§ WRITTEN PROBLEM: Reproduce exactly only the lines from the line that holds "Convert this chart to D3.js code." to the line that holds "var yTicks = [0,20,40,60,80,100,120];", inclusive, in the listing below, and please leave out every picture.

§ DATA IN THIS EXERCISE:
▼
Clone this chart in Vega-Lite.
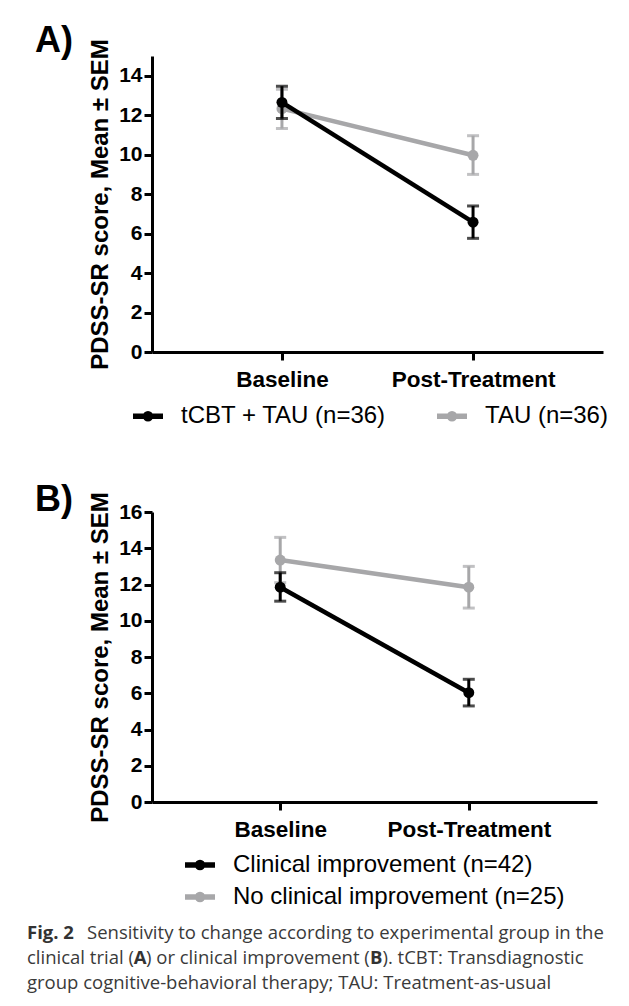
▲
▼
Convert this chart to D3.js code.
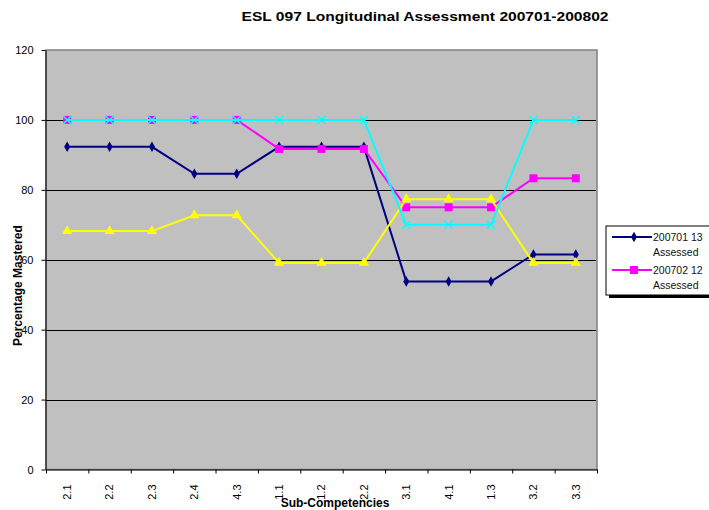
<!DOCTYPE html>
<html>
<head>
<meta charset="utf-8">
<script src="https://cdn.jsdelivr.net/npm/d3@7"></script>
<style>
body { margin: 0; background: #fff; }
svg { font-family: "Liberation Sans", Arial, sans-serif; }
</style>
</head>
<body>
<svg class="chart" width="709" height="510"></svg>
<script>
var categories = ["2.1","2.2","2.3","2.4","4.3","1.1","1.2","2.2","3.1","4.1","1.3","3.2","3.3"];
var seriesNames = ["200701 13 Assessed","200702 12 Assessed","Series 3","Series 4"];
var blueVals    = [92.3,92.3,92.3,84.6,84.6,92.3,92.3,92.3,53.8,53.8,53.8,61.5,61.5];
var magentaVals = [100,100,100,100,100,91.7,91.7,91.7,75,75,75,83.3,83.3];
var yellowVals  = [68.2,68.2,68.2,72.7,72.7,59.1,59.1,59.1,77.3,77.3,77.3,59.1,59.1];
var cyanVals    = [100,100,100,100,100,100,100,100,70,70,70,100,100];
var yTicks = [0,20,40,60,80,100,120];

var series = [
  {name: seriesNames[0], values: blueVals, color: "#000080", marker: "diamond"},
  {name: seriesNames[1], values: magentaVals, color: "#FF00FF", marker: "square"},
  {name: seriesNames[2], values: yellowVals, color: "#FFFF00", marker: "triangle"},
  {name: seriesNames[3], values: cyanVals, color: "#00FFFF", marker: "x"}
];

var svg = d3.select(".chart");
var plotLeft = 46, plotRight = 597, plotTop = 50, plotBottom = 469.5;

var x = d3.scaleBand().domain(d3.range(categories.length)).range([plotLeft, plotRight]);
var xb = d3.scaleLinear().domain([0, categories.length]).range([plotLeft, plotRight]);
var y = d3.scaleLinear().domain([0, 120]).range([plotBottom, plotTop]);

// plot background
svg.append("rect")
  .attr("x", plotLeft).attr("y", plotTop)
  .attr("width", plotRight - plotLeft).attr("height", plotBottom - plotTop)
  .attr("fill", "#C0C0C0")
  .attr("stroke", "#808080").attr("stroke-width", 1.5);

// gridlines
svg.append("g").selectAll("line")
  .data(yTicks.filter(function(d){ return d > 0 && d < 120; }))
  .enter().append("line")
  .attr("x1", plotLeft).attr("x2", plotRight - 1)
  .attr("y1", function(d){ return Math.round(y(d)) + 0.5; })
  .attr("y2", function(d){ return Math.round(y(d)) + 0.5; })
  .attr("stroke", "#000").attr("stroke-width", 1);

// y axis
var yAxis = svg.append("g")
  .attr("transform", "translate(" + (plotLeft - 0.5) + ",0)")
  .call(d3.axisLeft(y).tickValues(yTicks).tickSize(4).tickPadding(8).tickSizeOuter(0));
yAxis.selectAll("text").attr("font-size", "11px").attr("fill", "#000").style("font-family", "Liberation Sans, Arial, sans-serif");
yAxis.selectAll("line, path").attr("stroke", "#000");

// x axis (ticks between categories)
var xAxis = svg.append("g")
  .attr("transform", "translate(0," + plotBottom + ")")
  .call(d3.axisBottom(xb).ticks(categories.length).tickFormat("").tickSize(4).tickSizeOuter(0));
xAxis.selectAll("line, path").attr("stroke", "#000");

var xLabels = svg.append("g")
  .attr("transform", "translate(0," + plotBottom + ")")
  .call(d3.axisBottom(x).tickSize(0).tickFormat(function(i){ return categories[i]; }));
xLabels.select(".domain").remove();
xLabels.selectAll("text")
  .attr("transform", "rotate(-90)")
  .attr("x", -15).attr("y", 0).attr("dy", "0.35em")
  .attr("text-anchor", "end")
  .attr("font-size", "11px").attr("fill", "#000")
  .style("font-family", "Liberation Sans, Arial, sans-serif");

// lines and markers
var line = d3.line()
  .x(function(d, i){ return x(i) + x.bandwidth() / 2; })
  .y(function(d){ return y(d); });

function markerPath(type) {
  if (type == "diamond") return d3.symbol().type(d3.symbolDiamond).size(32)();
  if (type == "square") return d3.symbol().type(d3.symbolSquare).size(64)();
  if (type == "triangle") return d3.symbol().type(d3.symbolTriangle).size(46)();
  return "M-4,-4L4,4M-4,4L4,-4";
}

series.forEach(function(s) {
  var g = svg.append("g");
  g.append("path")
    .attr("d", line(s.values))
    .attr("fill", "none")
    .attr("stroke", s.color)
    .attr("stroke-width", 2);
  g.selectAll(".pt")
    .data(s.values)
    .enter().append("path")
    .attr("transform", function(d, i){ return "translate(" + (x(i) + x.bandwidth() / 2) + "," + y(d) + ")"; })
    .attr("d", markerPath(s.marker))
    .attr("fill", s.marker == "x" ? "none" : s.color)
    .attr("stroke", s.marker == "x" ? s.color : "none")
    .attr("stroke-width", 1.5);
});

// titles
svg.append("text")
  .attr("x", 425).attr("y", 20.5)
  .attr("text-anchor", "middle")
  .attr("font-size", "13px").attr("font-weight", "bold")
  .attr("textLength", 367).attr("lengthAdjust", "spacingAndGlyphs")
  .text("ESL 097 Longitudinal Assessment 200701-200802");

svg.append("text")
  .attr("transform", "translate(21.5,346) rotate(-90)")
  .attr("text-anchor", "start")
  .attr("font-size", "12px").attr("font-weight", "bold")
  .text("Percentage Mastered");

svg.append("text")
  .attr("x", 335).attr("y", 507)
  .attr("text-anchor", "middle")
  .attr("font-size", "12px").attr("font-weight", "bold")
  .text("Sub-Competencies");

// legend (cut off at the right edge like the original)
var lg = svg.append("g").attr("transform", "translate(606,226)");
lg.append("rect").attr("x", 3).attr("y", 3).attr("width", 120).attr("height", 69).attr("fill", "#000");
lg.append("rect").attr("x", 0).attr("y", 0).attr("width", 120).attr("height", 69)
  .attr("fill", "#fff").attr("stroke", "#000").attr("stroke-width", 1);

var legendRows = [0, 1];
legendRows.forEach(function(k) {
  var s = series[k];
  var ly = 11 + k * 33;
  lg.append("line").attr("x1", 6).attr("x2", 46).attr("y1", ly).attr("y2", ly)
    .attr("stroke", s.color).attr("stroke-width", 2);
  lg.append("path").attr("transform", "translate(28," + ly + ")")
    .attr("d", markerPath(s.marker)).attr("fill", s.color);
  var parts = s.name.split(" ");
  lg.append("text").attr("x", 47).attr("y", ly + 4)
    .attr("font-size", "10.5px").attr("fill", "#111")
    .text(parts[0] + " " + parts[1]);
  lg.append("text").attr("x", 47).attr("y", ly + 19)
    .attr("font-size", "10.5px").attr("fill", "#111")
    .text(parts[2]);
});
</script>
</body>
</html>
▲
§ THE ANSWER:
Convert this chart to D3.js code.
<!DOCTYPE html>
<html>
<head>
<meta charset="utf-8">
<script src="https://cdn.jsdelivr.net/npm/d3@7"></script>
<style>
body { margin: 0; background: #fff; }
svg { font-family: "Liberation Sans", Arial, sans-serif; }
</style>
</head>
<body>
<svg class="chart" width="709" height="510"></svg>
<script>
var categories = ["2.1","2.2","2.3","2.4","4.3","1.1","1.2","2.2","3.1","4.1","1.3","3.2","3.3"];
var seriesNames = ["200701 13 Assessed","200702 12 Assessed","Series 3","Series 4"];
var blueVals    = [92.3,92.3,92.3,84.6,84.6,92.3,92.3,92.3,53.8,53.8,53.8,61.5,61.5];
var magentaVals = [100,100,100,100,100,91.7,91.7,91.7,75,75,75,83.3,83.3];
var yellowVals  = [68.2,68.2,68.2,72.7,72.7,59.1,59.1,59.1,77.3,77.3,77.3,59.1,59.1];
var cyanVals    = [100,100,100,100,100,100,100,100,70,70,70,100,100];
var yTicks = [0,20,40,60,80,100,120];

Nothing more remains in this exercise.